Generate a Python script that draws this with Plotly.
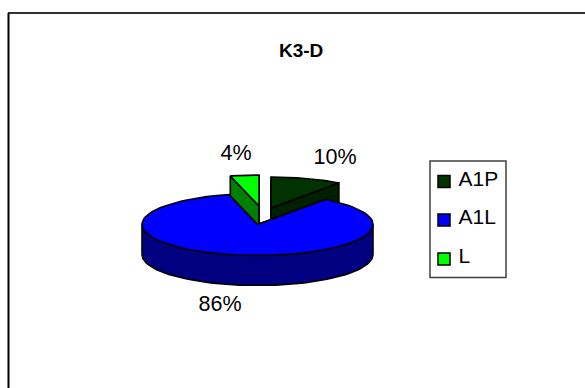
import math
import plotly.graph_objects as go

# Chart content
title = "K3-D"
categories = ["A1P", "A1L", "L"]
values = [10, 86, 4]
top_colors = ["#003300", "#0000FF", "#00FF00"]
wall_colors = ["#002000", "#000080", "#008000"]

# Pie geometry in pixels: the axes below run 1:1 with the page
RX, RY, DEPTH = 115.5, 31, 30
CENTERS = {"A1P": (271, 208), "A1L": (257.5, 224.5), "L": (259, 206)}
LABEL_POS = {"A1P": (335, 159), "A1L": (220, 306), "L": (236, 155)}


def rim(cx, cy, a, b, n=80):
    """Points on the ellipse rim between clockwise angles a and b (degrees from 12 o'clock)."""
    pts = []
    for i in range(n + 1):
        t = math.radians(a + (b - a) * i / n)
        pts.append((cx + RX * math.sin(t), cy - RY * math.cos(t)))
    return pts


def polygon(fig, pts, color):
    xs = [p[0] for p in pts] + [pts[0][0]]
    ys = [p[1] for p in pts] + [pts[0][1]]
    fig.add_trace(go.Scatter(x=xs, y=ys, mode="lines", fill="toself", fillcolor=color,
                             line=dict(color="black", width=1.6), hoverinfo="skip", showlegend=False))


def draw_slice(fig, name, a, b, top, wall):
    cx, cy = CENTERS[name]
    arc = rim(cx, cy, a, b)
    # Radial cut walls first, then the outer wall where it faces the viewer, then the top face
    for ang in (a, b):
        edge = rim(cx, cy, ang, ang, 1)[0]
        polygon(fig, [(cx, cy), edge, (edge[0], edge[1] + DEPTH), (cx, cy + DEPTH)], wall)
    lo, hi = max(a, 90), min(b, 270)
    if hi > lo:
        front = rim(cx, cy, lo, hi)
        polygon(fig, front + [(x, y + DEPTH) for x, y in reversed(front)], wall)
    polygon(fig, [(cx, cy)] + arc, top)


fig = go.Figure()

# Slices run clockwise from 12 o'clock; the exploded ones sit behind the large one
total = sum(values)
spans = {}
start = 0.0
for name, v in zip(categories, values):
    spans[name] = (start, start + 360 * v / total)
    start = spans[name][1]

for name in ["A1P", "L", "A1L"]:
    i = categories.index(name)
    draw_slice(fig, name, *spans[name], top_colors[i], wall_colors[i])

# Percentage labels
for name, v in zip(categories, values):
    x, y = LABEL_POS[name]
    fig.add_trace(go.Scatter(x=[x], y=[y], mode="text", text=[f"{v}%"],
                             textfont=dict(family="Liberation Sans", size=21.5, color="black"),
                             hoverinfo="skip", showlegend=False))

# Legend box with square keys
legend_y = [181.5, 220, 259]
label_y = [180.5, 219, 258]
fig.add_shape(type="rect", x0=430, y0=161, x1=506, y1=277.5,
              line=dict(color="#404040", width=1.5), fillcolor="white", layer="below")
fig.add_trace(go.Scatter(x=[444] * 3, y=legend_y, mode="markers",
                         marker=dict(symbol="square", size=12, color=top_colors,
                                     line=dict(color="black", width=1.5)),
                         hoverinfo="skip", showlegend=False))
fig.add_trace(go.Scatter(x=[458.5] * 3, y=label_y, mode="text", text=categories,
                         textposition="middle right",
                         textfont=dict(family="Liberation Sans", size=21, color="black"),
                         hoverinfo="skip", showlegend=False))

fig.update_layout(
    width=585, height=388, margin=dict(l=0, r=0, t=0, b=0),
    paper_bgcolor="white", plot_bgcolor="white", showlegend=False,
    xaxis=dict(range=[0, 585], visible=False, fixedrange=True),
    yaxis=dict(range=[388, 0], visible=False, fixedrange=True),
    annotations=[dict(x=300.5, y=50, text=f"<b>{title}</b>", showarrow=False,
                      font=dict(family="Liberation Sans", size=19, color="black"))],
)
# Outer chart frame: open on the sides cropped by the page
fig.add_shape(type="line", x0=8, y0=13, x1=585, y1=13, line=dict(color="#303030", width=2))
fig.add_shape(type="line", x0=8.5, y0=13, x1=8.5, y1=388, line=dict(color="black", width=2))

fig.write_html("out.html")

GOAL: Copy out each line word for word, please, skipping the images.

SOLVED PROBLEM:
Generate a Python script that draws this with Plotly.
import math
import plotly.graph_objects as go

# Chart content
title = "K3-D"
categories = ["A1P", "A1L", "L"]
values = [10, 86, 4]
top_colors = ["#003300", "#0000FF", "#00FF00"]
wall_colors = ["#002000", "#000080", "#008000"]

# Pie geometry in pixels: the axes below run 1:1 with the page
RX, RY, DEPTH = 115.5, 31, 30
CENTERS = {"A1P": (271, 208), "A1L": (257.5, 224.5), "L": (259, 206)}
LABEL_POS = {"A1P": (335, 159), "A1L": (220, 306), "L": (236, 155)}


def rim(cx, cy, a, b, n=80):
    """Points on the ellipse rim between clockwise angles a and b (degrees from 12 o'clock)."""
    pts = []
    for i in range(n + 1):
        t = math.radians(a + (b - a) * i / n)
        pts.append((cx + RX * math.sin(t), cy - RY * math.cos(t)))
    return pts


def polygon(fig, pts, color):
    xs = [p[0] for p in pts] + [pts[0][0]]
    ys = [p[1] for p in pts] + [pts[0][1]]
    fig.add_trace(go.Scatter(x=xs, y=ys, mode="lines", fill="toself", fillcolor=color,
                             line=dict(color="black", width=1.6), hoverinfo="skip", showlegend=False))


def draw_slice(fig, name, a, b, top, wall):
    cx, cy = CENTERS[name]
    arc = rim(cx, cy, a, b)
    # Radial cut walls first, then the outer wall where it faces the viewer, then the top face
    for ang in (a, b):
        edge = rim(cx, cy, ang, ang, 1)[0]
        polygon(fig, [(cx, cy), edge, (edge[0], edge[1] + DEPTH), (cx, cy + DEPTH)], wall)
    lo, hi = max(a, 90), min(b, 270)
    if hi > lo:
        front = rim(cx, cy, lo, hi)
        polygon(fig, front + [(x, y + DEPTH) for x, y in reversed(front)], wall)
    polygon(fig, [(cx, cy)] + arc, top)


fig = go.Figure()

# Slices run clockwise from 12 o'clock; the exploded ones sit behind the large one
total = sum(values)
spans = {}
start = 0.0
for name, v in zip(categories, values):
    spans[name] = (start, start + 360 * v / total)
    start = spans[name][1]

for name in ["A1P", "L", "A1L"]:
    i = categories.index(name)
    draw_slice(fig, name, *spans[name], top_colors[i], wall_colors[i])

# Percentage labels
for name, v in zip(categories, values):
    x, y = LABEL_POS[name]
    fig.add_trace(go.Scatter(x=[x], y=[y], mode="text", text=[f"{v}%"],
                             textfont=dict(family="Liberation Sans", size=21.5, color="black"),
                             hoverinfo="skip", showlegend=False))

# Legend box with square keys
legend_y = [181.5, 220, 259]
label_y = [180.5, 219, 258]
fig.add_shape(type="rect", x0=430, y0=161, x1=506, y1=277.5,
              line=dict(color="#404040", width=1.5), fillcolor="white", layer="below")
fig.add_trace(go.Scatter(x=[444] * 3, y=legend_y, mode="markers",
                         marker=dict(symbol="square", size=12, color=top_colors,
                                     line=dict(color="black", width=1.5)),
                         hoverinfo="skip", showlegend=False))
fig.add_trace(go.Scatter(x=[458.5] * 3, y=label_y, mode="text", text=categories,
                         textposition="middle right",
                         textfont=dict(family="Liberation Sans", size=21, color="black"),
                         hoverinfo="skip", showlegend=False))

fig.update_layout(
    width=585, height=388, margin=dict(l=0, r=0, t=0, b=0),
    paper_bgcolor="white", plot_bgcolor="white", showlegend=False,
    xaxis=dict(range=[0, 585], visible=False, fixedrange=True),
    yaxis=dict(range=[388, 0], visible=False, fixedrange=True),
    annotations=[dict(x=300.5, y=50, text=f"<b>{title}</b>", showarrow=False,
                      font=dict(family="Liberation Sans", size=19, color="black"))],
)
# Outer chart frame: open on the sides cropped by the page
fig.add_shape(type="line", x0=8, y0=13, x1=585, y1=13, line=dict(color="#303030", width=2))
fig.add_shape(type="line", x0=8.5, y0=13, x1=8.5, y1=388, line=dict(color="black", width=2))

fig.write_html("out.html")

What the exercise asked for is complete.